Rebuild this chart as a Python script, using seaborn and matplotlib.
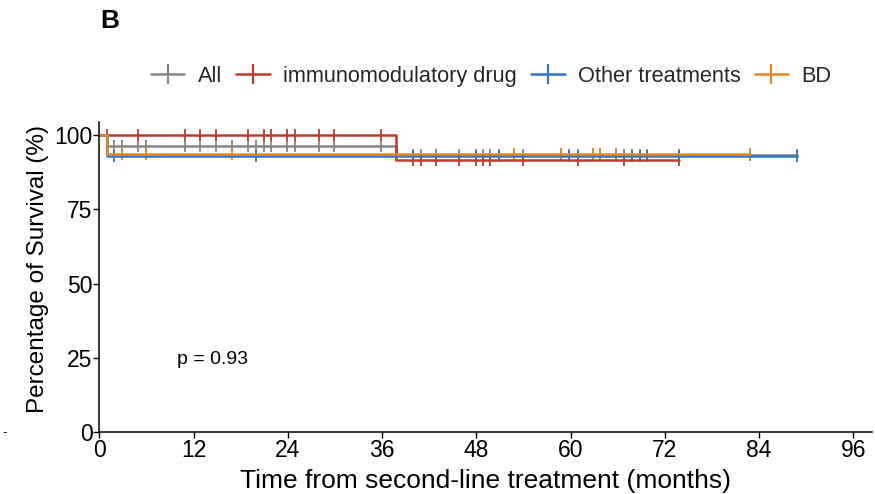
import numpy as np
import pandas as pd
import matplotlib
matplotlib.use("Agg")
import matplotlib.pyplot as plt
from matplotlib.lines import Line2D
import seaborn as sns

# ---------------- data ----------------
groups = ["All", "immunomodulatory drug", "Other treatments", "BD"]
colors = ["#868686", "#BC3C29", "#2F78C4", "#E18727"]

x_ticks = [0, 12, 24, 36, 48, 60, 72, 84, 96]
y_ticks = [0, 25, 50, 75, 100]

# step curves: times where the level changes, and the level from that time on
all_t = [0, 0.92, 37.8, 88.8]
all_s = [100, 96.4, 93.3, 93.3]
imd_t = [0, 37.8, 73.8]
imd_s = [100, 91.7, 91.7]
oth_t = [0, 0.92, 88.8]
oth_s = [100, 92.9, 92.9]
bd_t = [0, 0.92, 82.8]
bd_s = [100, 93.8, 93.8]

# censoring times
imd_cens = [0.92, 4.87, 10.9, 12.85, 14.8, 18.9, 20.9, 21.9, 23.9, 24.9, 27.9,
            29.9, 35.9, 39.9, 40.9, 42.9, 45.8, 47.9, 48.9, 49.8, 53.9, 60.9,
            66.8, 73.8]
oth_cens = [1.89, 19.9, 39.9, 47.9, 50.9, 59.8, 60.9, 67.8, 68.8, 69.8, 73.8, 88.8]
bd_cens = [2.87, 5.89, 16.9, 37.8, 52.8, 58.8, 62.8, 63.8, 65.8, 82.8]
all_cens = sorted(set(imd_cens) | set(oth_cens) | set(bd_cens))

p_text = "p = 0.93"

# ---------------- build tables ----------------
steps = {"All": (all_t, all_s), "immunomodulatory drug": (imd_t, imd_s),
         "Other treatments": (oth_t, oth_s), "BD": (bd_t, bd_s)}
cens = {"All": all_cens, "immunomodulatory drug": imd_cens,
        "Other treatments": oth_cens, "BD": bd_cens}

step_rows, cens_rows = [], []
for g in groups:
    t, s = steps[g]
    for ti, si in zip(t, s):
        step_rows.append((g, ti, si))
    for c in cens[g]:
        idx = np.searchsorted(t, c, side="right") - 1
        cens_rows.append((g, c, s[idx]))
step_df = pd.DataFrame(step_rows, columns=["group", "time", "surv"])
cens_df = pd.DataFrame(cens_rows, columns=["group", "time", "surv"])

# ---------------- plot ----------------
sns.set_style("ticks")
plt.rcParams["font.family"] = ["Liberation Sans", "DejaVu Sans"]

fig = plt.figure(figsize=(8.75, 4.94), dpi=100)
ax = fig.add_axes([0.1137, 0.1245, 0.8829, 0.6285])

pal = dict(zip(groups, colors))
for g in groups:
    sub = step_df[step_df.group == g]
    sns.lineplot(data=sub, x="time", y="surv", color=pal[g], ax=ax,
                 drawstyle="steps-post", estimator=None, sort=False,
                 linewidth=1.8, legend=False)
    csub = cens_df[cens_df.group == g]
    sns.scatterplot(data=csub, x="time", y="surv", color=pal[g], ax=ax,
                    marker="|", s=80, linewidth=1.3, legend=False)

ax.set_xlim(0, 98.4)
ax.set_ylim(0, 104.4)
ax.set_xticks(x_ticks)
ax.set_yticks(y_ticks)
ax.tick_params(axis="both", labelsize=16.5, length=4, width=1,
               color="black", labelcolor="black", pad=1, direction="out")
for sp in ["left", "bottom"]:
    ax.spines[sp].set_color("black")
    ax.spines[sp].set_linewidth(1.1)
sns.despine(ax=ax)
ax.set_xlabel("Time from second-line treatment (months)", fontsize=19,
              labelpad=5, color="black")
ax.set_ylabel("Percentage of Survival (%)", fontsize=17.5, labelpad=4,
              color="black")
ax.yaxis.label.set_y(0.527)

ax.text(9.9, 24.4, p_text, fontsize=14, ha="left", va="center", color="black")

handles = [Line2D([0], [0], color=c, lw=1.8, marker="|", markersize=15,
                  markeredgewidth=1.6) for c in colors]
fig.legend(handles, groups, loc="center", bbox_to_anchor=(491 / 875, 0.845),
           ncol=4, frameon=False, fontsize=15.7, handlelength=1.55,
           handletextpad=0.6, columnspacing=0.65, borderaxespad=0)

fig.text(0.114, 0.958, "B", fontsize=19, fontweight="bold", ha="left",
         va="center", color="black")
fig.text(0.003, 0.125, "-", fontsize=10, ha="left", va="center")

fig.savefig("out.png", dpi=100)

• • • •

EXERCISE BRIEF :: Every line should be retyped exactly, with the pictures omitted.

EXERCISE RESULT ::
Rebuild this chart as a Python script, using seaborn and matplotlib.
import numpy as np
import pandas as pd
import matplotlib
matplotlib.use("Agg")
import matplotlib.pyplot as plt
from matplotlib.lines import Line2D
import seaborn as sns

# ---------------- data ----------------
groups = ["All", "immunomodulatory drug", "Other treatments", "BD"]
colors = ["#868686", "#BC3C29", "#2F78C4", "#E18727"]

x_ticks = [0, 12, 24, 36, 48, 60, 72, 84, 96]
y_ticks = [0, 25, 50, 75, 100]

# step curves: times where the level changes, and the level from that time on
all_t = [0, 0.92, 37.8, 88.8]
all_s = [100, 96.4, 93.3, 93.3]
imd_t = [0, 37.8, 73.8]
imd_s = [100, 91.7, 91.7]
oth_t = [0, 0.92, 88.8]
oth_s = [100, 92.9, 92.9]
bd_t = [0, 0.92, 82.8]
bd_s = [100, 93.8, 93.8]

# censoring times
imd_cens = [0.92, 4.87, 10.9, 12.85, 14.8, 18.9, 20.9, 21.9, 23.9, 24.9, 27.9,
            29.9, 35.9, 39.9, 40.9, 42.9, 45.8, 47.9, 48.9, 49.8, 53.9, 60.9,
            66.8, 73.8]
oth_cens = [1.89, 19.9, 39.9, 47.9, 50.9, 59.8, 60.9, 67.8, 68.8, 69.8, 73.8, 88.8]
bd_cens = [2.87, 5.89, 16.9, 37.8, 52.8, 58.8, 62.8, 63.8, 65.8, 82.8]
all_cens = sorted(set(imd_cens) | set(oth_cens) | set(bd_cens))

p_text = "p = 0.93"

# ---------------- build tables ----------------
steps = {"All": (all_t, all_s), "immunomodulatory drug": (imd_t, imd_s),
         "Other treatments": (oth_t, oth_s), "BD": (bd_t, bd_s)}
cens = {"All": all_cens, "immunomodulatory drug": imd_cens,
        "Other treatments": oth_cens, "BD": bd_cens}

step_rows, cens_rows = [], []
for g in groups:
    t, s = steps[g]
    for ti, si in zip(t, s):
        step_rows.append((g, ti, si))
    for c in cens[g]:
        idx = np.searchsorted(t, c, side="right") - 1
        cens_rows.append((g, c, s[idx]))
step_df = pd.DataFrame(step_rows, columns=["group", "time", "surv"])
cens_df = pd.DataFrame(cens_rows, columns=["group", "time", "surv"])

# ---------------- plot ----------------
sns.set_style("ticks")
plt.rcParams["font.family"] = ["Liberation Sans", "DejaVu Sans"]

fig = plt.figure(figsize=(8.75, 4.94), dpi=100)
ax = fig.add_axes([0.1137, 0.1245, 0.8829, 0.6285])

pal = dict(zip(groups, colors))
for g in groups:
    sub = step_df[step_df.group == g]
    sns.lineplot(data=sub, x="time", y="surv", color=pal[g], ax=ax,
                 drawstyle="steps-post", estimator=None, sort=False,
                 linewidth=1.8, legend=False)
    csub = cens_df[cens_df.group == g]
    sns.scatterplot(data=csub, x="time", y="surv", color=pal[g], ax=ax,
                    marker="|", s=80, linewidth=1.3, legend=False)

ax.set_xlim(0, 98.4)
ax.set_ylim(0, 104.4)
ax.set_xticks(x_ticks)
ax.set_yticks(y_ticks)
ax.tick_params(axis="both", labelsize=16.5, length=4, width=1,
               color="black", labelcolor="black", pad=1, direction="out")
for sp in ["left", "bottom"]:
    ax.spines[sp].set_color("black")
    ax.spines[sp].set_linewidth(1.1)
sns.despine(ax=ax)
ax.set_xlabel("Time from second-line treatment (months)", fontsize=19,
              labelpad=5, color="black")
ax.set_ylabel("Percentage of Survival (%)", fontsize=17.5, labelpad=4,
              color="black")
ax.yaxis.label.set_y(0.527)

ax.text(9.9, 24.4, p_text, fontsize=14, ha="left", va="center", color="black")

handles = [Line2D([0], [0], color=c, lw=1.8, marker="|", markersize=15,
                  markeredgewidth=1.6) for c in colors]
fig.legend(handles, groups, loc="center", bbox_to_anchor=(491 / 875, 0.845),
           ncol=4, frameon=False, fontsize=15.7, handlelength=1.55,
           handletextpad=0.6, columnspacing=0.65, borderaxespad=0)

fig.text(0.114, 0.958, "B", fontsize=19, fontweight="bold", ha="left",
         va="center", color="black")
fig.text(0.003, 0.125, "-", fontsize=10, ha="left", va="center")

fig.savefig("out.png", dpi=100)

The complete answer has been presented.